Gianni Giuliano

Le silence parlant de l’œuvre de Gianni Giuliano.

 

Silver Linings amongst Camera Skies, 2015. Huile sur toile de lin, 152 x 91 cm.

Le peintre Gianni Giuliano appartient à la jeune génération de peintres figuratifs qui renouvellent la peinture au Québec, alors que, à l’ère des nouvelles technologies, la question de savoir s’il faut oui ou non encore peindre aujourd’hui est toujours d’actualité. Le « silence parlant » de ses peintures ou dessins invite à une critique du bruit ambiant que produit le choc incessant des images, de l’information et de l’art contemporain déferlant tous azimuts dans nos vies. 

Dans un minuscule atelier sans fenêtres, poussé par une indomptable conviction, Gianni Giuliano travaille en écho à son temps. Ses œuvres incarnent, chacune à leur façon, un même langage. On y saisit une structure qui rapporte l’un à l’autre réciproquement un paysage et un ou plusieurs personnages engagés dans une action. D’une œuvre à l’autre, le paysage sera anonyme et l’action représentée pourra varier entre l’expression d’un protagoniste plongé dans une réflexion et l’expression de gestes qui exigent force et résistance. Les actions mettent en scène de curieux accessoires dans les circonstances, bien que celles-ci dictent des poses tout à fait vraisemblables.

L’image bruit ou l’actualité de l’art

Le peintre semble travailler à contre-courant. Mais qu’en est-il du courant? Œuvres sonores, projections visuelles gigantesques, plexiglas, œuvres immersives, résidences, Berlin. Faut-il encore peindre ? Débats, discussions, conférences. On le peut, mais le faut-il ? Et s’il le faut, peut-on peindre autrement qu’abstrait ? Automatisme appliqué à d’autres modes d’expressions que la peinture, comme la photographie ou tout autre technique de cet ordre. Collage, accumulation, amoncellement d’images, au mur, au sol, à plat, en colonnes, en boîte. Ère de l’image, surconsommation de l’image ; information, expression, communication par l’image ; maniement, manipulation, rhétorique de l’image. Choc des images entre elles, sans texte pour les articuler. Brouhaha d’images. Image bruit.

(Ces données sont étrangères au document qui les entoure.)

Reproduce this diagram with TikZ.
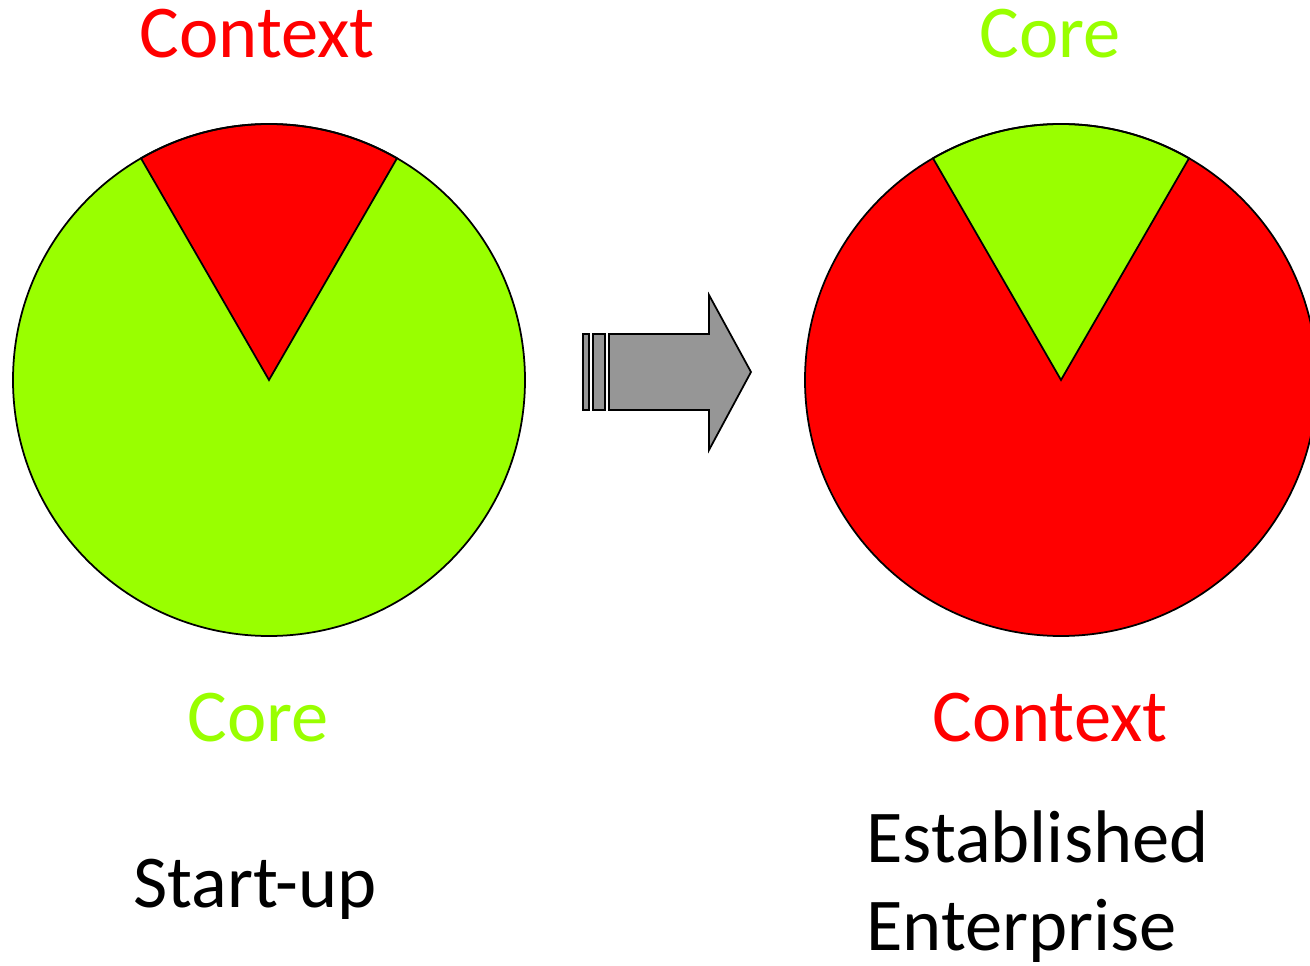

À contre-courant? Pas sûr! Paradoxalement, l’œuvre de Gianni Giuliano semble être dans le ton. Paysages anonymes, actions incongrues, accessoires fantasques par rapport à la situation. Les motifs iconographiques qui composent l’image s’entrechoquent comme s’entrechoquent les images dans l’univers médiatique qui est désormais le nôtre, que ce soit devant la télévision, via internet ou la fréquentation des réseaux sociaux.

Une chose détonne cependant : son goût pour la composition de l’image sur le modèle des tableaux narratifs de l’âge baroque et classique. C’est comme s’il souhaitait un récit pour atténuer le bruit que l’étrangeté du sujet représenté produit.

L’autre de l’image bruit ou la valeur de l’œuvre

Cette manière de peindre forme chaque fois une image typique modelée au moyen d’un langage singulier qui, tout compte fait, témoigne de ce sur quoi Gianni Giuliano insiste sans relâche d’œuvre en œuvre.

Comment Gianni Giuliano se démarque-t-il? Eh bien, il conçoit l’image de chacun de ses tableaux de façon à introduire un liant entre les motifs iconographiques, tout en prenant soin de donner à ce liant la forme d’un désir de récit. Tel est, dès lors le schéma auquel l’artiste soumet, de tableau en tableau, la formation de l’image. Faire image chez Giuliano, c’est en appeler d’un récit, de manière à ce que l’image puisse montrer que l’absence de récit induit immanquablement un clash, une secousse, une bousculade, une collision, dont il ne reste guère que le bruit de l’impact.

Gianni Giuliano peint aux antipodes de l’image clash, de l’image bruit. Inutile de demander à Gianni Giuliano de nommer cet autre de l’image bruit. Il est inutile aussi de tenter de reconnaître dans son œuvre une quelconque représentation de cette autre image. Simplement, en créant les images comme il le fait, c’est-à-dire en édifiant des rencontres insolites entre des motifs iconographiques les uns contre les autres, tout en conservant le schéma du tableau narratif en usage à l’âge baroque et classique, il mime l’image bruit, la représente et établit ainsi une distance critique entre elle et le regard sur elle. Une distance qui permet de remarquer que, si bruit il y a à entrechoquer les images les unes aux autres, c’est à exclure ce qui les rapporterait les unes aux autres.

En peignant, Gianni Giuliano appelle une réflexion sur l’image bruit en tant que dispositif de l’univers médiatique actuel. Mais qui l’entendra?

© Texte publié dans Vie des Arts, n° 240, automne 2015, p. 74-75.